Kerry is hoping to present both sides, by the end of January, with a framework for a treaty that would address all core issues – borders, security, Jerusalem, refugees, water and settlements.

The dual EU message offers both carrot and stick. A senior EU diplomat said the two messages were equally powerful and were conveyed equally in conversation.

“We gave you an offer which is truly unprecedented. We are really serious about the offer, and we ask that you don’t underestimate it.
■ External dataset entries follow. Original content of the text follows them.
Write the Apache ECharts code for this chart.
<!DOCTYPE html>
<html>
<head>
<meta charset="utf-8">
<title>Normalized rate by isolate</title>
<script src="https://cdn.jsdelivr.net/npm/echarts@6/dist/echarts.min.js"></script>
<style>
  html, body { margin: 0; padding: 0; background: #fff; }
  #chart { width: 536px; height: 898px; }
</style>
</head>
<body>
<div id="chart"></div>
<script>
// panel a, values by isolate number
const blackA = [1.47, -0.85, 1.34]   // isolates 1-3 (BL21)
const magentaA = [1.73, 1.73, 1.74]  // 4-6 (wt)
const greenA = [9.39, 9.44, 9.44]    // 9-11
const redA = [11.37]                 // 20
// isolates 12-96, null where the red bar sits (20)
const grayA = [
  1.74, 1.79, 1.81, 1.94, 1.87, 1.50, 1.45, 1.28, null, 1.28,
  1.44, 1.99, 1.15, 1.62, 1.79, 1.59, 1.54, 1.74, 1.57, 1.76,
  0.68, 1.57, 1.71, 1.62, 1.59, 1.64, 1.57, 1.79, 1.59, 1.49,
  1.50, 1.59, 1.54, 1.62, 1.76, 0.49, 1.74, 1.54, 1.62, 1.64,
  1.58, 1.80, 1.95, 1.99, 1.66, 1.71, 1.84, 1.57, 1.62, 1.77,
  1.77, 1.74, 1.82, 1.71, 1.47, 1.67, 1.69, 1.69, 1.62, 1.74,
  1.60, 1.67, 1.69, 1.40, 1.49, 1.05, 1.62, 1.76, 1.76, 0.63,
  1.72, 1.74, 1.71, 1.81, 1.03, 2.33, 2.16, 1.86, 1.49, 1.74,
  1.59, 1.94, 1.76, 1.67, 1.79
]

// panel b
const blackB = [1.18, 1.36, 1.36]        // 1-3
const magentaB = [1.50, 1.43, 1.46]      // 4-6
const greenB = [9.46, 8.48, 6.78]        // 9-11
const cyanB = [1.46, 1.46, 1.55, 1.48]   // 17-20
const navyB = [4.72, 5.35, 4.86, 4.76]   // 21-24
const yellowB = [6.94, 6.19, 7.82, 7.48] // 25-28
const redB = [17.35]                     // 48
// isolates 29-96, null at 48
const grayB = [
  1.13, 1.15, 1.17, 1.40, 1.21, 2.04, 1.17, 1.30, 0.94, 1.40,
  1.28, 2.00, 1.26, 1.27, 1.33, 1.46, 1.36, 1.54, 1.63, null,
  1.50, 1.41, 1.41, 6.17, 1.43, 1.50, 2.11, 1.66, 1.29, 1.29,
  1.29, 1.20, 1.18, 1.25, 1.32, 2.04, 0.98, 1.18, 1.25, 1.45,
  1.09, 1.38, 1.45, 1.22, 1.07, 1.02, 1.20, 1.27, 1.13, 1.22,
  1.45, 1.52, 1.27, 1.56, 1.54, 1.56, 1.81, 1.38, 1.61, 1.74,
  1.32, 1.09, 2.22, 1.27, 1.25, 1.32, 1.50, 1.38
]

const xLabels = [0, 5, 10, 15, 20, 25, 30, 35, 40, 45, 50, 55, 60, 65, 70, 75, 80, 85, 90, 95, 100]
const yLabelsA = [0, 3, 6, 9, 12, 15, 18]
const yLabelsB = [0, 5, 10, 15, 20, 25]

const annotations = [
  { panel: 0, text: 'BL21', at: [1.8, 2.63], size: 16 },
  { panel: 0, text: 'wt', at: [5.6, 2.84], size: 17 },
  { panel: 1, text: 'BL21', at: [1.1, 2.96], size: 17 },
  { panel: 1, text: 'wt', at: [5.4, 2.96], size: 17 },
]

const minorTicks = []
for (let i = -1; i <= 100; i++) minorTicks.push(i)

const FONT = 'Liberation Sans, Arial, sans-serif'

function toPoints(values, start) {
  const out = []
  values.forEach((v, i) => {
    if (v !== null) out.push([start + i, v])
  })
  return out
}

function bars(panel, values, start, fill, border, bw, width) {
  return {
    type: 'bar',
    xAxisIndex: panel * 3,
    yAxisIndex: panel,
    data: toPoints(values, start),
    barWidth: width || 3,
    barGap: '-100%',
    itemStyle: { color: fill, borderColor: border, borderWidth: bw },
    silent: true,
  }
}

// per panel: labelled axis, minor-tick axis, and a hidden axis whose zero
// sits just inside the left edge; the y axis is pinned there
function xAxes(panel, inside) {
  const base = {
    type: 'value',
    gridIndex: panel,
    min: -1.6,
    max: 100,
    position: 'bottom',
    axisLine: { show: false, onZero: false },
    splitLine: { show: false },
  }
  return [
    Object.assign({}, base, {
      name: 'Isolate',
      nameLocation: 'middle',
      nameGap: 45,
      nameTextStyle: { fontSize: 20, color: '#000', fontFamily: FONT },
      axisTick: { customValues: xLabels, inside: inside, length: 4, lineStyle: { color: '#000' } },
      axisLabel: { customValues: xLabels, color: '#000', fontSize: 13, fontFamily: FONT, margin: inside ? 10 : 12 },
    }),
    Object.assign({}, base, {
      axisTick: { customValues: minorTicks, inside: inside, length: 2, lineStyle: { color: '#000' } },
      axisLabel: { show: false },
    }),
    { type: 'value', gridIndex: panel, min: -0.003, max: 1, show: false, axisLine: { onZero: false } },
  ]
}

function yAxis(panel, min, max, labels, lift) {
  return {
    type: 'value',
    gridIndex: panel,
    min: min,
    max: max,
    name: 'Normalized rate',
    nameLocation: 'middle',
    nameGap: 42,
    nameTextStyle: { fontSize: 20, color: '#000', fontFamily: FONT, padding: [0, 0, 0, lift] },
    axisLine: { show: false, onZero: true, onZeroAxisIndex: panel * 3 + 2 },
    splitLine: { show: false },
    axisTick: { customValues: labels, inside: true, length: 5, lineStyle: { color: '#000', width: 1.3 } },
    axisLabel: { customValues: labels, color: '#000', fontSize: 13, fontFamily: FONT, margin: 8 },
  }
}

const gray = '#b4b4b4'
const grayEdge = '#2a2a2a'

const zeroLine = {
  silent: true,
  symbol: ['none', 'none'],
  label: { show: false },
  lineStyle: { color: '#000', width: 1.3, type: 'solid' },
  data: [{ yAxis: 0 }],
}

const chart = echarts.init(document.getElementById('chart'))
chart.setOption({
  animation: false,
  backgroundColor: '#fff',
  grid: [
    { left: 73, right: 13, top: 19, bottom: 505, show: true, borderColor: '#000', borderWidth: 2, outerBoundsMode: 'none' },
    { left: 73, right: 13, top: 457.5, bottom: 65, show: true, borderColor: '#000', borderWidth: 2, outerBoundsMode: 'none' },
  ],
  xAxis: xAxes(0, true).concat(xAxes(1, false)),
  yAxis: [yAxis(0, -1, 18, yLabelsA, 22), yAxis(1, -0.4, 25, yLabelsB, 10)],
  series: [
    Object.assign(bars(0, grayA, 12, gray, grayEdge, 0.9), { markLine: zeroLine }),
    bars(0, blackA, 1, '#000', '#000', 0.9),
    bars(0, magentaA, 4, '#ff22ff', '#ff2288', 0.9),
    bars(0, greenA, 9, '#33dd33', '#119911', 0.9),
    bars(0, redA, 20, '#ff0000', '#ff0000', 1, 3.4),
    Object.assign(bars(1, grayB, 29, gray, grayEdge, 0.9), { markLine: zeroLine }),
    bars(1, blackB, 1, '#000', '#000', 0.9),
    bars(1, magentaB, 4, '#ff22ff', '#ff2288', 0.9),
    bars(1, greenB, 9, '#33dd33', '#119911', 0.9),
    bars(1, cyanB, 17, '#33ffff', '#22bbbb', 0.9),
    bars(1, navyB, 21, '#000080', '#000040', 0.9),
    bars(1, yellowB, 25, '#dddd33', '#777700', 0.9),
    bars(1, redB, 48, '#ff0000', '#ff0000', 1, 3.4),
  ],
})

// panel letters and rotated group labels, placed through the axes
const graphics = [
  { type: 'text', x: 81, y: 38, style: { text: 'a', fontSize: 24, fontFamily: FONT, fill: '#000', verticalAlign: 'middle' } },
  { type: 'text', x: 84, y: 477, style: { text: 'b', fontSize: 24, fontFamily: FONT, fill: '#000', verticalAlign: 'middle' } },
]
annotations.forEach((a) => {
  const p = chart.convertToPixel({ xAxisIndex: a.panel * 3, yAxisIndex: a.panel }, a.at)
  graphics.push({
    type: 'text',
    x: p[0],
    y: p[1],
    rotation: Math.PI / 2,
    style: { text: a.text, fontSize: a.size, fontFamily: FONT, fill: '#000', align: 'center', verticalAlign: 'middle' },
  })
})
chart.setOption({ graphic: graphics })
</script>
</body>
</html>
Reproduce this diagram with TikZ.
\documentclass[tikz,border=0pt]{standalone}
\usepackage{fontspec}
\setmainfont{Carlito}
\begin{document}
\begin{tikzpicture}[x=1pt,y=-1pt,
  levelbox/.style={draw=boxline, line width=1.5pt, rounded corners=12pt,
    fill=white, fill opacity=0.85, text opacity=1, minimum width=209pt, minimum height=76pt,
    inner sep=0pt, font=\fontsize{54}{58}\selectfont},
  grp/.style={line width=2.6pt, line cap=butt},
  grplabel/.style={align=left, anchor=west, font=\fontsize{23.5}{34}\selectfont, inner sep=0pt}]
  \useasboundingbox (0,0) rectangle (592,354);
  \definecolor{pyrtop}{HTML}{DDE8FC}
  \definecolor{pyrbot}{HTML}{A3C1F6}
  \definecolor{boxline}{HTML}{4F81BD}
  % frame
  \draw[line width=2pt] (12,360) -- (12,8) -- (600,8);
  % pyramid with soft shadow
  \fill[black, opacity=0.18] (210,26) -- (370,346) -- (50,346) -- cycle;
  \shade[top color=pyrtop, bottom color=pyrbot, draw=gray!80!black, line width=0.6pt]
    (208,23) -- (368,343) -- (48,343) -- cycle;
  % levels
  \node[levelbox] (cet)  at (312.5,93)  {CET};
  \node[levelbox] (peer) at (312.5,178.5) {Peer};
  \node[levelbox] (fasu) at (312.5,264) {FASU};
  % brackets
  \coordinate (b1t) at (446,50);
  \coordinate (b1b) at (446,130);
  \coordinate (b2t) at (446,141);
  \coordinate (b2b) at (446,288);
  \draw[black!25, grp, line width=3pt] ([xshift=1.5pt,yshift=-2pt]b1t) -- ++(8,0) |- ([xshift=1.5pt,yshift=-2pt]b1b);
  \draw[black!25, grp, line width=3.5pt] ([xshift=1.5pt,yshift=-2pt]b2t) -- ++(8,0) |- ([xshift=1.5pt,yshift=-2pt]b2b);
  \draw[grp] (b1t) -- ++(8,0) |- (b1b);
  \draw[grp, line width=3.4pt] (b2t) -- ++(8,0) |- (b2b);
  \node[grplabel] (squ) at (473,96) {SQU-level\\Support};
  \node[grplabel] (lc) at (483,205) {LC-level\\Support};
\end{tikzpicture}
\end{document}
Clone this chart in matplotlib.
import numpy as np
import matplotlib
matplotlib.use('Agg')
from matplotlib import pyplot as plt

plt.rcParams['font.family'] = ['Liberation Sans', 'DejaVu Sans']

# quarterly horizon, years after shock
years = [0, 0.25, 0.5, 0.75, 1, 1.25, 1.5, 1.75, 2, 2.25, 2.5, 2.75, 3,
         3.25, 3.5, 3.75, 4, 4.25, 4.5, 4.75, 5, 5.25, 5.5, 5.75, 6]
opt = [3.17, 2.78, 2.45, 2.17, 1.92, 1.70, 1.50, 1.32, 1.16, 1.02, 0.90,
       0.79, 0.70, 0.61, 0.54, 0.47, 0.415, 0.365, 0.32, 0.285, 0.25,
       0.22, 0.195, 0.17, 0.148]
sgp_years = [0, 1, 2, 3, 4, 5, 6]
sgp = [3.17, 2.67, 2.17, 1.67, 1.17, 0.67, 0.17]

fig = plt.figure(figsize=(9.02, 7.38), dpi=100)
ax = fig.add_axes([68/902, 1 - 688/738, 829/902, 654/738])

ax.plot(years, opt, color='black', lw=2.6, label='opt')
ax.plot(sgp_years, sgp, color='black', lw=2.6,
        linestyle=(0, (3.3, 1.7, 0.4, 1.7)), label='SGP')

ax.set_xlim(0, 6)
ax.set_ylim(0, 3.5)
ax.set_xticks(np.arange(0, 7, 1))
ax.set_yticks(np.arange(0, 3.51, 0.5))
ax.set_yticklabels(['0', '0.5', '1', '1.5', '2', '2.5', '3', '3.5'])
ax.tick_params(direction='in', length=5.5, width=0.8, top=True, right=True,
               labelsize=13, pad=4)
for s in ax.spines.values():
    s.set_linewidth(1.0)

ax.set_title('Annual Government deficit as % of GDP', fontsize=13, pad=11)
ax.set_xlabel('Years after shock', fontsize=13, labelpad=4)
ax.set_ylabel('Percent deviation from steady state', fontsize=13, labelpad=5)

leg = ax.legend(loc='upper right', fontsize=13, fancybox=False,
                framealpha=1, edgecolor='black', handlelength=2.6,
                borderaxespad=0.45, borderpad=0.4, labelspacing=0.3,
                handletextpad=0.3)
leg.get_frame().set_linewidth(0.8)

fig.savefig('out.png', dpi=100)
We are ready to discuss with you right now how the future of EU-Israel relations might look if there is movement toward peace,” the ambassadors told Ben-Shitrit.

While stressing the possible benefits of a peace treaty, the ambassadors also focused on the third group of Palestinian prisoners, due to be released on December 29. They noted their extreme concern that Israel would announce new tenders for construction of thousands of housing units in the settlements, as it did following the two previous rounds of prisoner releases.

“New announcements of settlement activity after the third round of prisoner releases at the end of the month might be a fatal blow for the peace process,” the ambassadors said, requesting that Israel refrain from such a move, adding that if such a move would lead to the end of the talks, Israel would be held responsible.

Israeli diplomats in London, Berlin, Rome, Madrid and Paris were also summoned to the respective foreign ministries Monday, where they heard the same message.

On Tuesday, the five EU states will hold similar talks with the Palestinians, with the five consuls in Jerusalem due to meet with Palestinian leaders in Ramallah, and Palestinian representatives in Europe due to be summoned to the foreign ministries.

The senior European official said that the message to the Palestinians would be equally severe, and that the Palestinians would be made to understand that they, too, would pay dearly for the failure of the talks, and must bear that in mind before carrying out hasty steps.